Francis GS et al. described how administration of furosemide actually led to decreased LV function, increased LV filling pressures, increases in MAP, SVR, plasma renin activity, and plasma norepinephrine levels.6 Essentially, furosemide led to activation of the neurohormonal system instead of turning it off.
Kraus PA et al. demonstrated that PCWP was increased for the first 20 minutes after administration of furosemide.7
Finally, Marik PE et al. summarizes the evidence. Furosemide decreases GFR, activates the renin-angiotensin-aldosterone system, decreases cardiac output, and increases afterload early after administration.8
Bottom Line: Loop diuretics are harmful early in the management of APE.
The first 10 minutes of management for these patients is key so any increases in afterload, preload etc are going to be extremely detrimental.
And let’s not forget that many of our patients with APE have ESRD where no dose of loop diuretic will ever make them diurese. If we aren’t using loop diuretics, what should we be doing?
Non-Invasive Positive Pressure Ventilation (NIPPV)
NIPPV has multifactorial action in APE. It decreases work of breathing, stents open alveoli during the entire respiratory cycle leading to improved gas exchange and, in the case of bilevel NIPPV, decreases afterload.
A number of papers have shown decreased intubation rates and decreased ICU utilization with the use of NIPPV. The most recent study showed a decreased ICU admission from 92% to 38%.9
The key for NIPPV is to start it immediately on presentation to the ED. Even if it doesn’t stave off intubation, it will likely help with preoxygenation.
There are many studies looking at the use of nitroglycerin10, comparing it to fuorsemide11 and looking at high-dose therapy12.

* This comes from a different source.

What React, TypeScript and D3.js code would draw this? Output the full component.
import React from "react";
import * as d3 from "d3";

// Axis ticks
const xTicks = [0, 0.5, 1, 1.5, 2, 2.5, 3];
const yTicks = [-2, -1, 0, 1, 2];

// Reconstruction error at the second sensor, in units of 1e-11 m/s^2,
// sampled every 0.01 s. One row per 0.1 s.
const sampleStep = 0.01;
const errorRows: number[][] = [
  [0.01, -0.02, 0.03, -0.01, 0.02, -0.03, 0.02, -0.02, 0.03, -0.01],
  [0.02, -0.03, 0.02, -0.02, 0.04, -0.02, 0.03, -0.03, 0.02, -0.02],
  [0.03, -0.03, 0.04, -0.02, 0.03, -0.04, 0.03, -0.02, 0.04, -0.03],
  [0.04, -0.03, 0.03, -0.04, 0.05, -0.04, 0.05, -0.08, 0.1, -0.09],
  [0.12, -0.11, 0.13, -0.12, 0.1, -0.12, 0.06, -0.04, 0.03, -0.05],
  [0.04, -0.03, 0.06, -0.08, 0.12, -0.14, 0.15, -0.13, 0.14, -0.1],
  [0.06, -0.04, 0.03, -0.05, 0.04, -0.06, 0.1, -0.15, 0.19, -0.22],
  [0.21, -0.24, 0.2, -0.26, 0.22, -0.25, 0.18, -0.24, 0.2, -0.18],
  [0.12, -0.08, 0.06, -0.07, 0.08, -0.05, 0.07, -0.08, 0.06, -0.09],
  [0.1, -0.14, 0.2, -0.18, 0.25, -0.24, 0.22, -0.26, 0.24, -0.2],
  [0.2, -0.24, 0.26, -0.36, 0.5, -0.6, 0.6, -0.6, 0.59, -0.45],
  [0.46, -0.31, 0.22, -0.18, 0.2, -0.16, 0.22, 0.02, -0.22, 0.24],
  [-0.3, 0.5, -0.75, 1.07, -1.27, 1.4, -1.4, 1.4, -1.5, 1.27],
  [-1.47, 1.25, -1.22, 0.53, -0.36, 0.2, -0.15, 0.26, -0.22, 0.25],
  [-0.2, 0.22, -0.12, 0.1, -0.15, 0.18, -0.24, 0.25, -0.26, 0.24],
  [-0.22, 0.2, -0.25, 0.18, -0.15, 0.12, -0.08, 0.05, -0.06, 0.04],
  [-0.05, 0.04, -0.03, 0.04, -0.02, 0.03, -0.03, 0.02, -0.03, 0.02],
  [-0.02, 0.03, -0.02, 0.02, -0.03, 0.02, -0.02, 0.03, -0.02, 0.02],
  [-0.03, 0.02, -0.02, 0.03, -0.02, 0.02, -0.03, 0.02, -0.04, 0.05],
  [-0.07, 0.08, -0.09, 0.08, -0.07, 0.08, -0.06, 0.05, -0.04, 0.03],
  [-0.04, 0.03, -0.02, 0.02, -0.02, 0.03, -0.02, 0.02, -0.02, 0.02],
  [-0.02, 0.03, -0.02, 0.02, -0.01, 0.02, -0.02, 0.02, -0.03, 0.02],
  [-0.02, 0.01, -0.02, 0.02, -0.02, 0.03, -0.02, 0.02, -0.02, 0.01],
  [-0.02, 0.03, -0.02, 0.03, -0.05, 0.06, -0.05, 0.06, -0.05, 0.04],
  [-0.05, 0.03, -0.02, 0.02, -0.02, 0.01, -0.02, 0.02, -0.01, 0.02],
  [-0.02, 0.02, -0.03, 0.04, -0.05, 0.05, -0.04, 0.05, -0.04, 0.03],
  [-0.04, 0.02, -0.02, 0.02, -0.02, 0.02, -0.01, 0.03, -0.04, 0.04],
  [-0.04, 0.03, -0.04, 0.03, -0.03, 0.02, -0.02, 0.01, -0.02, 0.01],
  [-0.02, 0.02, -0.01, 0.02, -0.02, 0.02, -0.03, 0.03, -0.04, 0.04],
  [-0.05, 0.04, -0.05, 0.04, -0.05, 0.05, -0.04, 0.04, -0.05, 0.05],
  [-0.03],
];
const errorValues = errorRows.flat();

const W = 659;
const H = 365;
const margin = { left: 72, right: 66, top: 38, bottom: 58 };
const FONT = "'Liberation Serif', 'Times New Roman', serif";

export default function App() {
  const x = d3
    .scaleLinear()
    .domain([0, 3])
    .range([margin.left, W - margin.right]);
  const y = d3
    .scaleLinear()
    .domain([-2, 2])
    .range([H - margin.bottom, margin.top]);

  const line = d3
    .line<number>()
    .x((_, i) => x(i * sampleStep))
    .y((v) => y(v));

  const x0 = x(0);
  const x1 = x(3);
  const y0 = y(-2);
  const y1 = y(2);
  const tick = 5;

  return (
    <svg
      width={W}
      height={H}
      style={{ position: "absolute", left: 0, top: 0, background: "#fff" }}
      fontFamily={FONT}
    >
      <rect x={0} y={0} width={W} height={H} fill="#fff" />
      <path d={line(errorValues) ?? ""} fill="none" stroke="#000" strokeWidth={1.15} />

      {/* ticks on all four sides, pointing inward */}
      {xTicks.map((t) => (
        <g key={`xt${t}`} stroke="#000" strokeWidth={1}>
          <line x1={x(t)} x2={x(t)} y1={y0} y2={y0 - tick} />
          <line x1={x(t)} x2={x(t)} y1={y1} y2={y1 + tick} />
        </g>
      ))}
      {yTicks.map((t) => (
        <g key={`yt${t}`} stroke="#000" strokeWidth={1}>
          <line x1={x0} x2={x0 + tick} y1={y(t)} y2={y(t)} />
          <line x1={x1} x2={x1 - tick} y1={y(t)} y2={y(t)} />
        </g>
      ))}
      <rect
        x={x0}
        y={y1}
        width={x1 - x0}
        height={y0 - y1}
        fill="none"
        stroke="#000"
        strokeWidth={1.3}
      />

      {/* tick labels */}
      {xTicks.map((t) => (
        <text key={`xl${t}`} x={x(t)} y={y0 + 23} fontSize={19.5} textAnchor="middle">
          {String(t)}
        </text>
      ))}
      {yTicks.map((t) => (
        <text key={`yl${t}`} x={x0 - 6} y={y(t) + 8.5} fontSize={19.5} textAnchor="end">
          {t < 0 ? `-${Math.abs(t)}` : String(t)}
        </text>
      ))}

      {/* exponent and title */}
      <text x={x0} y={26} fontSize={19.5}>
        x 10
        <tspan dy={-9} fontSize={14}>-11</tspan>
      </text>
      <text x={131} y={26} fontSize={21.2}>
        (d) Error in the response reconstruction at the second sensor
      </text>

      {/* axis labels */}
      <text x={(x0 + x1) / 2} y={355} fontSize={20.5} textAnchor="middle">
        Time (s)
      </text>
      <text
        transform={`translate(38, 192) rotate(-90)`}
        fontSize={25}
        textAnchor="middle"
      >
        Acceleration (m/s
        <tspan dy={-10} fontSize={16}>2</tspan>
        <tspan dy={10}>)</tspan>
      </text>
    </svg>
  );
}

The bottom line is that nitro is recommended for all patients with APE. It reduces preload and at higher doses (> 100 mcg/min) it decreases afterload leading to increased cardiac output and decreased SVR.8
Overall, ACEI have been less studied in APE. The proposed role here is shutting of the renin-angiotensin-aldosterone system and decreasing the neurohormonal drive.
Hamilton RJ et al. found that patients who received sublingual captopril in addition to standard therapy were more comfortable and had a decrease in respiratory failure (not statistically significant).13
Haude M et al. demonstrated in a small study that sublingual captopril improved cardiac index and stroke volume versus nitroglycerin.14
1. There’s minimal or no role for the administration of loop diuretics early in the management of APE. The majority of patients aren’t volume overloaded.
2. Immediate care should focus on NIPPV and administration of nitroglycerin.
3. In patients with ESRD, dialysis is what’s ultimately going to fix the patient.